Brazilian officials began moving thousands of people out of at-risk areas on Wednesday after forecasts for more rain. An estimated 14,000 people are being put up in shelters or staying with relatives. The worst-hit communities are Nova Friburgo, Teresopolis and Petropolis, three mountain towns north of Rio de Janeiro.
Newly elected President Dilma Roussef released $60 million [€44 million] of immediate aid and pledged $390 million [€289 million] more. However blocked roads hampered early rescue efforts, prompting citizens to try to reach cut-off areas by their own means.  
Video posted on Vimeo by our Observer Pedro Serra.

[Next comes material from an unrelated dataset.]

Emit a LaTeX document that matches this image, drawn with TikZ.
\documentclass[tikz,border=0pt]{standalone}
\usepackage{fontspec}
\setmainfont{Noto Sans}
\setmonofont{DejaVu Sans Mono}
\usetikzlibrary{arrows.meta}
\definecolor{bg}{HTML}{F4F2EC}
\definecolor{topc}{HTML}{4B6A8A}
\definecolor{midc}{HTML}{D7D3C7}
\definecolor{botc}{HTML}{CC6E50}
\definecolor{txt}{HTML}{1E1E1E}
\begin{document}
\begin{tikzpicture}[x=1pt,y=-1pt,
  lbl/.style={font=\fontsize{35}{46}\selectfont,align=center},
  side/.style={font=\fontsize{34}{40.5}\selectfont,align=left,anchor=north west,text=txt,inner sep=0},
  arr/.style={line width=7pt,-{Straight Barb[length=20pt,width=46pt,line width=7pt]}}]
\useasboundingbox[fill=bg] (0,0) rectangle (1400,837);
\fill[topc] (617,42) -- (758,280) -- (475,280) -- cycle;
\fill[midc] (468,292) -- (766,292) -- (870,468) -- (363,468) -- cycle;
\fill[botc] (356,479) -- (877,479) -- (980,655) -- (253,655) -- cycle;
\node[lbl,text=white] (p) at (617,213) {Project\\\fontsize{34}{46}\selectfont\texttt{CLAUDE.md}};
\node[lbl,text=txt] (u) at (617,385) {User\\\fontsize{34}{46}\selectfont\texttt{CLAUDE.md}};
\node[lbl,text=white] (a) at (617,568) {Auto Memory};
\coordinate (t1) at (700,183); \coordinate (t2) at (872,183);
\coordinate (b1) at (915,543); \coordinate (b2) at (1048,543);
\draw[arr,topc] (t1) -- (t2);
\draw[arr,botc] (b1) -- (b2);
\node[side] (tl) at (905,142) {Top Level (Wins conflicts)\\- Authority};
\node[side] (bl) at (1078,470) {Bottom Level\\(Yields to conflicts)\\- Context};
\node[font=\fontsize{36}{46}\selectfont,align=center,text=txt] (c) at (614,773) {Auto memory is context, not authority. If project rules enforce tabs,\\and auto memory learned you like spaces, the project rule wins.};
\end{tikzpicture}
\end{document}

Post written with France 24 journalist Lorena Galliot.

Rio citizen rents private helicopter to distribute aid

Rio-based photographer Oskar Sjostedt rented a helicopter to rescue two of his friends stranded in a country house between Nova Friburgo and Teresopolis. At the same time, he carried packages of clothes and food goods collected in his neighbourhood, and distributed them to communities which couldn’t be reached by land. He sent us the following photos.
Volunteers collect food, clothes and blankets Oskar Sjostedt's neighbourhood.

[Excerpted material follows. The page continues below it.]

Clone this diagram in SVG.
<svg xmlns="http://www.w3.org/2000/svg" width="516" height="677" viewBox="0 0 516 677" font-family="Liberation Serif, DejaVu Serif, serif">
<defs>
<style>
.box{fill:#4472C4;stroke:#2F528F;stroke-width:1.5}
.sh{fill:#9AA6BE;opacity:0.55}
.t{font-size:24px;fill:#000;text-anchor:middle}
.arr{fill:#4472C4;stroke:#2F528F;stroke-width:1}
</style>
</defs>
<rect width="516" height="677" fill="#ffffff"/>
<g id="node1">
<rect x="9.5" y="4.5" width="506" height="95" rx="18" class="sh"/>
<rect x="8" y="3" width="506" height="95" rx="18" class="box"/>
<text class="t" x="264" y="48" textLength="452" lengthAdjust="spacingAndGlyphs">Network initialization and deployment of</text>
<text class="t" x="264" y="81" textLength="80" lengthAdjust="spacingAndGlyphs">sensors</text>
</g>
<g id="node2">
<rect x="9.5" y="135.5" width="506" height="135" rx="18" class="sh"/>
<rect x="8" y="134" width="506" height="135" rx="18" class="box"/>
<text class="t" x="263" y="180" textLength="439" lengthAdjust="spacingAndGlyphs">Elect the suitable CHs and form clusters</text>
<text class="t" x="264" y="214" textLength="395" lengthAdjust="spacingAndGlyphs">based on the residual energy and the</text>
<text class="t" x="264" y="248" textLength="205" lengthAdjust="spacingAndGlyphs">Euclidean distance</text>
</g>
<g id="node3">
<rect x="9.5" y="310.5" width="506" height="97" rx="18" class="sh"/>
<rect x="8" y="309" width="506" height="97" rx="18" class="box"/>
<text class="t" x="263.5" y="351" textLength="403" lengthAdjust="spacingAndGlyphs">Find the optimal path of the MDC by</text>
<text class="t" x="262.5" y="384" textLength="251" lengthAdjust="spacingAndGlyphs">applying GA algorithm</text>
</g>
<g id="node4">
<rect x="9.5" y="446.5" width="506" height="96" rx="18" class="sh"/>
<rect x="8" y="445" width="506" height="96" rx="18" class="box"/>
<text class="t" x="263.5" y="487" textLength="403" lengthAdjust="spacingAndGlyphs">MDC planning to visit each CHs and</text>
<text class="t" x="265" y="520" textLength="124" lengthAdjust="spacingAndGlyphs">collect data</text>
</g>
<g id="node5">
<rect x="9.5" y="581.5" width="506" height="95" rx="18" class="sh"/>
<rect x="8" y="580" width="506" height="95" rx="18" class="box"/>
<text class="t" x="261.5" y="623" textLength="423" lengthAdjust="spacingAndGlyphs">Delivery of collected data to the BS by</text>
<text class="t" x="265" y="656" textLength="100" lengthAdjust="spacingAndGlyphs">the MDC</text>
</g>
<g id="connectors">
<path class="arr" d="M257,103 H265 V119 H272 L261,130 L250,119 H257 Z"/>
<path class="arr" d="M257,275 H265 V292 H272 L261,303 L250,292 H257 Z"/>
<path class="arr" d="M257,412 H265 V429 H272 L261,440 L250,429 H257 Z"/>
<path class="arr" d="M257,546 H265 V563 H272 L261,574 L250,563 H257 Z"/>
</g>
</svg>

Sjostedt rented a helicopter to shuttle goods to affected areas.
Sjostedt's friends were stranded in a property surrounded by blocked or flooded land for over a week.

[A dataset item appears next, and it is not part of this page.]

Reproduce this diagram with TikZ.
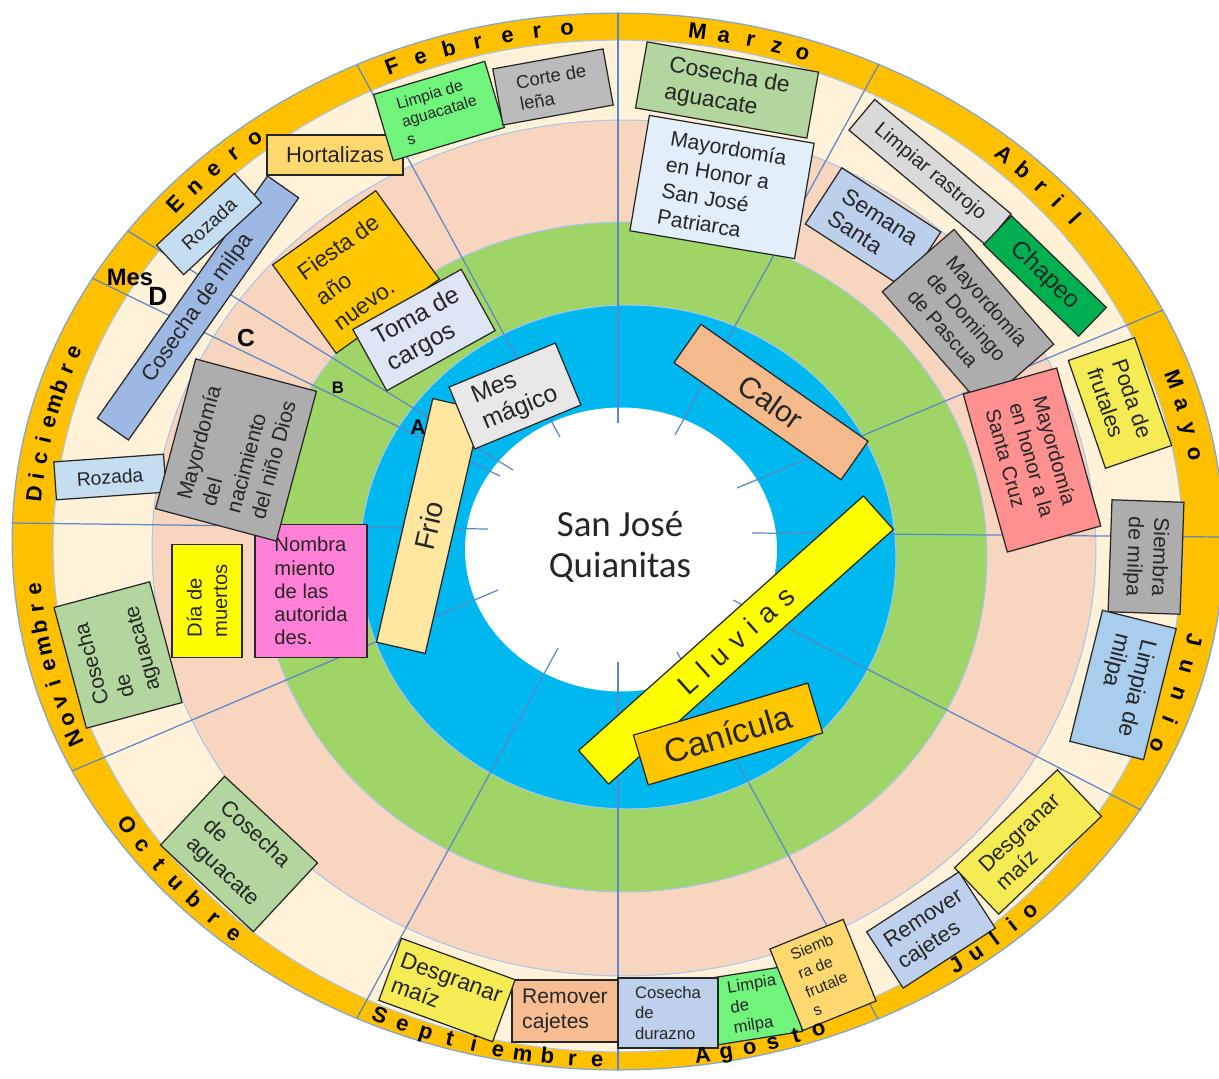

“I followed a group of motorcyclists who went to help communities that aid trucks couldn’t reach”

Pedro Serra is a journalist and blogger in Rio de Janeiro. He sent us this video report he made while participating in rescue efforts in Teresopolis.
Teresopolis is a city in the mountains above Rio de Janeiro. I know it well, because I spent a lot of time in there as a child.
I would say that the level of destruction I saw there after the mudslides is comparable to the footage I saw of post-earthquake Haiti or the 2004 tsunami. I saw cars, and entire houses, completely destroyed by the force of the water. Huge boulders were displaced by the slide, crushing everything they encountered.
It’s really very sad to see all the broken families, the children left orphaned, parents who have lost their children. Even if you watch hours of reports on television, you can’t really grasp the extent of the suffering and destruction. You have to go there.
I witnessed a huge surge of solidarity after the destruction and wanted to focus on it in my report. Ordinary people were volunteering, donating, making huge efforts to go to places that rescue teams had not yet reached, to try to help. I saw rich people and poor people working together to gather donations. I followed a group of motorcyclists headed to places aid trucks couldn’t reach. The level of devastation we witnessed was breathtaking. In my video report. I wanted to show the good that can come out of a crisis.”